REQUIREMENT: Would you write out the listing verbatim and skip every picture in it?

------ GIVEN DATA ------

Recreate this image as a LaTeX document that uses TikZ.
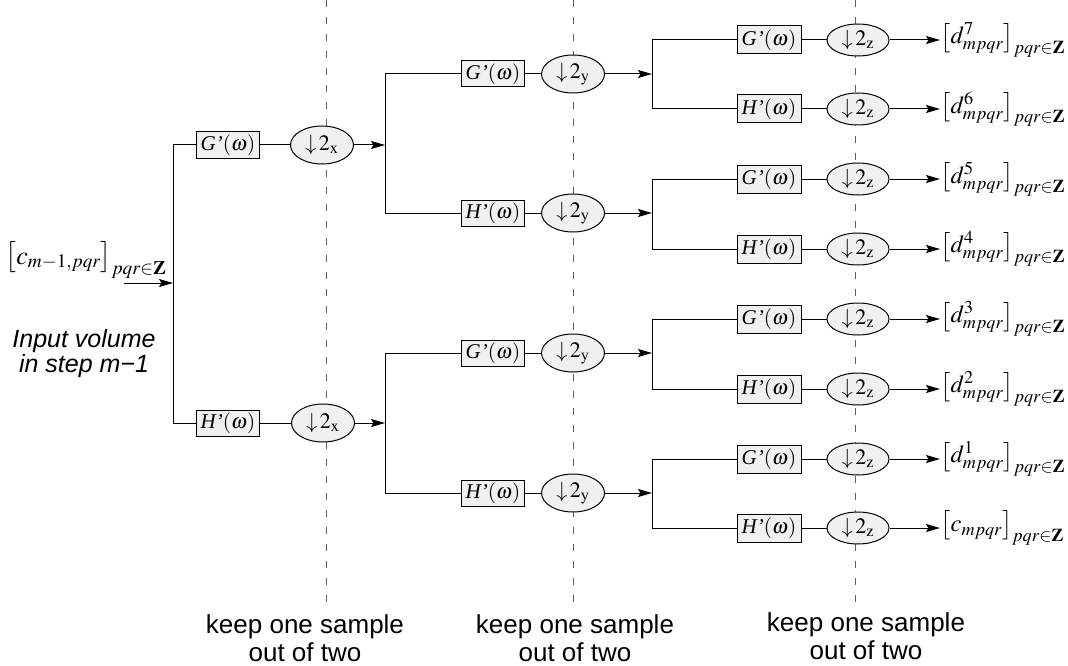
\documentclass[tikz,border=0pt]{standalone}
\usepackage{mathptmx}
\usepackage[no-math]{fontspec}
\setmainfont{Liberation Serif}
\usetikzlibrary{shapes.geometric,arrows.meta}
\newfontfamily\sansfnt{Liberation Sans}
\newcommand{\Gp}{\textit{G’}$(\omega)$}
\newcommand{\Hp}{\textit{H’}$(\omega)$}
\newcommand{\outlab}[1]{$\bigl[#1\bigr]_{pqr\in\mathbf{Z}}$}
\begin{document}
\begin{tikzpicture}[x=1pt,y=-1pt,
  line width=1pt,
  filt/.style={draw, fill=gray!12, minimum width=63pt, minimum height=26pt, inner sep=0pt,
    font=\fontsize{21}{23}\selectfont},
  filtc/.style={filt, minimum width=64pt, minimum height=28pt},
  dwn/.style={ellipse, draw, fill=gray!12, minimum width=63pt, minimum height=38pt, inner sep=0pt,
    font=\fontsize{22}{24}\selectfont},
  dwnc/.style={dwn, minimum width=62pt, minimum height=32pt},
  arr/.style={-{Stealth[length=14pt,width=8pt,inset=2.5pt]}},
  dsh/.style={draw=gray!75!black, line width=0.8pt, dash pattern=on 7pt off 10pt},
  capt/.style={align=center, inner sep=0pt, font=\sansfnt\fontsize{26}{28}\selectfont},
  olab/.style={anchor=west, inner sep=0pt, font=\fontsize{24.5}{27}\selectfont}
]
\useasboundingbox (0,0) rectangle (1068,666);

% dashed guide lines and captions
\node[capt] (k1) at (305,638) {keep one sample\\out of two};
\node[capt] (k2) at (575,638) {keep one sample\\out of two};
\node[capt] (k3) at (866,636) {keep one sample\\out of two};
\coordinate (t1) at (326,0);
\coordinate (t2) at (573,0);
\coordinate (t3) at (855,0);
\draw[dsh] (t1) -- ([yshift=5pt]t1 |- k1.north);
\draw[dsh] (t2) -- ([yshift=5pt]t2 |- k2.north);
\draw[dsh] (t3) -- ([yshift=5pt]t3 |- k3.north);

% input
\node[font=\fontsize{26}{28}\selectfont] (inlab) at (86,260) {$\bigl[c_{m-1,pqr}\bigr]_{pqr\in\mathbf{Z}}$};
\node[align=center, font=\sansfnt\itshape\fontsize{25}{25}\selectfont] (intext) at (84,354) {Input volume\\in step m−1};
\coordinate (in) at (124,283);
\coordinate (j0) at (173,283);
\draw[arr] (in) -- (j0);

% level 1
\node[filt] (G1) at (228,145) {\Gp};
\node[filt] (H1) at (228,423) {\Hp};
\node[dwn] (EG1) at (322,145) {$\downarrow\!2_{\mathrm{x}}$};
\node[dwn] (EH1) at (323,423) {$\downarrow\!2_{\mathrm{x}}$};
\draw (j0) |- (G1.west);
\draw (j0) |- (H1.west);
\draw (G1) -- (EG1);
\draw (H1) -- (EH1);
\coordinate (j1a) at (385,145);
\coordinate (j1b) at (385,423);
\draw[arr] (EG1) -- (j1a);
\draw[arr] (EH1) -- (j1b);

% level 2
\foreach \n/\y/\t/\j in {a/74/G/j1a, b/213/H/j1a, c/353/G/j1b, d/493/H/j1b}{
  \node[filt] (F2\n) at (493,\y) {\csname \t p\endcsname};
  \node[dwn] (E2\n) at (573,\y) {$\downarrow\!2_{\mathrm{y}}$};
  \draw (\j) |- (F2\n.west);
  \draw (F2\n) -- (E2\n);
  \coordinate (j2\n) at (652,\y);
  \draw[arr] (E2\n) -- (j2\n);
}

% level 3
\foreach \n/\y/\t/\j/\lab in {
  a/40/G/j2a/d^{7}_{mpqr},
  b/109/H/j2a/d^{6}_{mpqr},
  c/179/G/j2b/d^{5}_{mpqr},
  d/249/H/j2b/d^{4}_{mpqr},
  e/319/G/j2c/d^{3}_{mpqr},
  f/389/H/j2c/d^{2}_{mpqr},
  g/459/G/j2d/d^{1}_{mpqr},
  h/528/H/j2d/c_{mpqr}}{
  \node[filtc] (F3\n) at (769,\y) {\csname \t p\endcsname};
  \node[dwnc] (E3\n) at (858,\y) {$\downarrow\!2_{\mathrm{z}}$};
  \node[olab] (O\n) at (940,\y) {\outlab{\lab}};
  \draw (\j) |- (F3\n.west);
  \draw (F3\n) -- (E3\n);
  \draw[arr] (E3\n) -- (O\n.west);
}
\end{tikzpicture}
\end{document}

------

FINISHED TASK:
Recreate this image as a LaTeX document that uses TikZ.
\documentclass[tikz,border=0pt]{standalone}
\usepackage{mathptmx}
\usepackage[no-math]{fontspec}
\setmainfont{Liberation Serif}
\usetikzlibrary{shapes.geometric,arrows.meta}
\newfontfamily\sansfnt{Liberation Sans}
\newcommand{\Gp}{\textit{G’}$(\omega)$}
\newcommand{\Hp}{\textit{H’}$(\omega)$}
\newcommand{\outlab}[1]{$\bigl[#1\bigr]_{pqr\in\mathbf{Z}}$}
\begin{document}
\begin{tikzpicture}[x=1pt,y=-1pt,
  line width=1pt,
  filt/.style={draw, fill=gray!12, minimum width=63pt, minimum height=26pt, inner sep=0pt,
    font=\fontsize{21}{23}\selectfont},
  filtc/.style={filt, minimum width=64pt, minimum height=28pt},
  dwn/.style={ellipse, draw, fill=gray!12, minimum width=63pt, minimum height=38pt, inner sep=0pt,
    font=\fontsize{22}{24}\selectfont},
  dwnc/.style={dwn, minimum width=62pt, minimum height=32pt},
  arr/.style={-{Stealth[length=14pt,width=8pt,inset=2.5pt]}},
  dsh/.style={draw=gray!75!black, line width=0.8pt, dash pattern=on 7pt off 10pt},
  capt/.style={align=center, inner sep=0pt, font=\sansfnt\fontsize{26}{28}\selectfont},
  olab/.style={anchor=west, inner sep=0pt, font=\fontsize{24.5}{27}\selectfont}
]
\useasboundingbox (0,0) rectangle (1068,666);

% dashed guide lines and captions
\node[capt] (k1) at (305,638) {keep one sample\\out of two};
\node[capt] (k2) at (575,638) {keep one sample\\out of two};
\node[capt] (k3) at (866,636) {keep one sample\\out of two};
\coordinate (t1) at (326,0);
\coordinate (t2) at (573,0);
\coordinate (t3) at (855,0);
\draw[dsh] (t1) -- ([yshift=5pt]t1 |- k1.north);
\draw[dsh] (t2) -- ([yshift=5pt]t2 |- k2.north);
\draw[dsh] (t3) -- ([yshift=5pt]t3 |- k3.north);

% input
\node[font=\fontsize{26}{28}\selectfont] (inlab) at (86,260) {$\bigl[c_{m-1,pqr}\bigr]_{pqr\in\mathbf{Z}}$};
\node[align=center, font=\sansfnt\itshape\fontsize{25}{25}\selectfont] (intext) at (84,354) {Input volume\\in step m−1};
\coordinate (in) at (124,283);
\coordinate (j0) at (173,283);
\draw[arr] (in) -- (j0);

% level 1
\node[filt] (G1) at (228,145) {\Gp};
\node[filt] (H1) at (228,423) {\Hp};
\node[dwn] (EG1) at (322,145) {$\downarrow\!2_{\mathrm{x}}$};
\node[dwn] (EH1) at (323,423) {$\downarrow\!2_{\mathrm{x}}$};
\draw (j0) |- (G1.west);
\draw (j0) |- (H1.west);
\draw (G1) -- (EG1);
\draw (H1) -- (EH1);
\coordinate (j1a) at (385,145);
\coordinate (j1b) at (385,423);
\draw[arr] (EG1) -- (j1a);
\draw[arr] (EH1) -- (j1b);

% level 2
\foreach \n/\y/\t/\j in {a/74/G/j1a, b/213/H/j1a, c/353/G/j1b, d/493/H/j1b}{
  \node[filt] (F2\n) at (493,\y) {\csname \t p\endcsname};
  \node[dwn] (E2\n) at (573,\y) {$\downarrow\!2_{\mathrm{y}}$};
  \draw (\j) |- (F2\n.west);
  \draw (F2\n) -- (E2\n);
  \coordinate (j2\n) at (652,\y);
  \draw[arr] (E2\n) -- (j2\n);
}

% level 3
\foreach \n/\y/\t/\j/\lab in {
  a/40/G/j2a/d^{7}_{mpqr},
  b/109/H/j2a/d^{6}_{mpqr},
  c/179/G/j2b/d^{5}_{mpqr},
  d/249/H/j2b/d^{4}_{mpqr},
  e/319/G/j2c/d^{3}_{mpqr},
  f/389/H/j2c/d^{2}_{mpqr},
  g/459/G/j2d/d^{1}_{mpqr},
  h/528/H/j2d/c_{mpqr}}{
  \node[filtc] (F3\n) at (769,\y) {\csname \t p\endcsname};
  \node[dwnc] (E3\n) at (858,\y) {$\downarrow\!2_{\mathrm{z}}$};
  \node[olab] (O\n) at (940,\y) {\outlab{\lab}};
  \draw (\j) |- (F3\n.west);
  \draw (F3\n) -- (E3\n);
  \draw[arr] (E3\n) -- (O\n.west);
}
\end{tikzpicture}
\end{document}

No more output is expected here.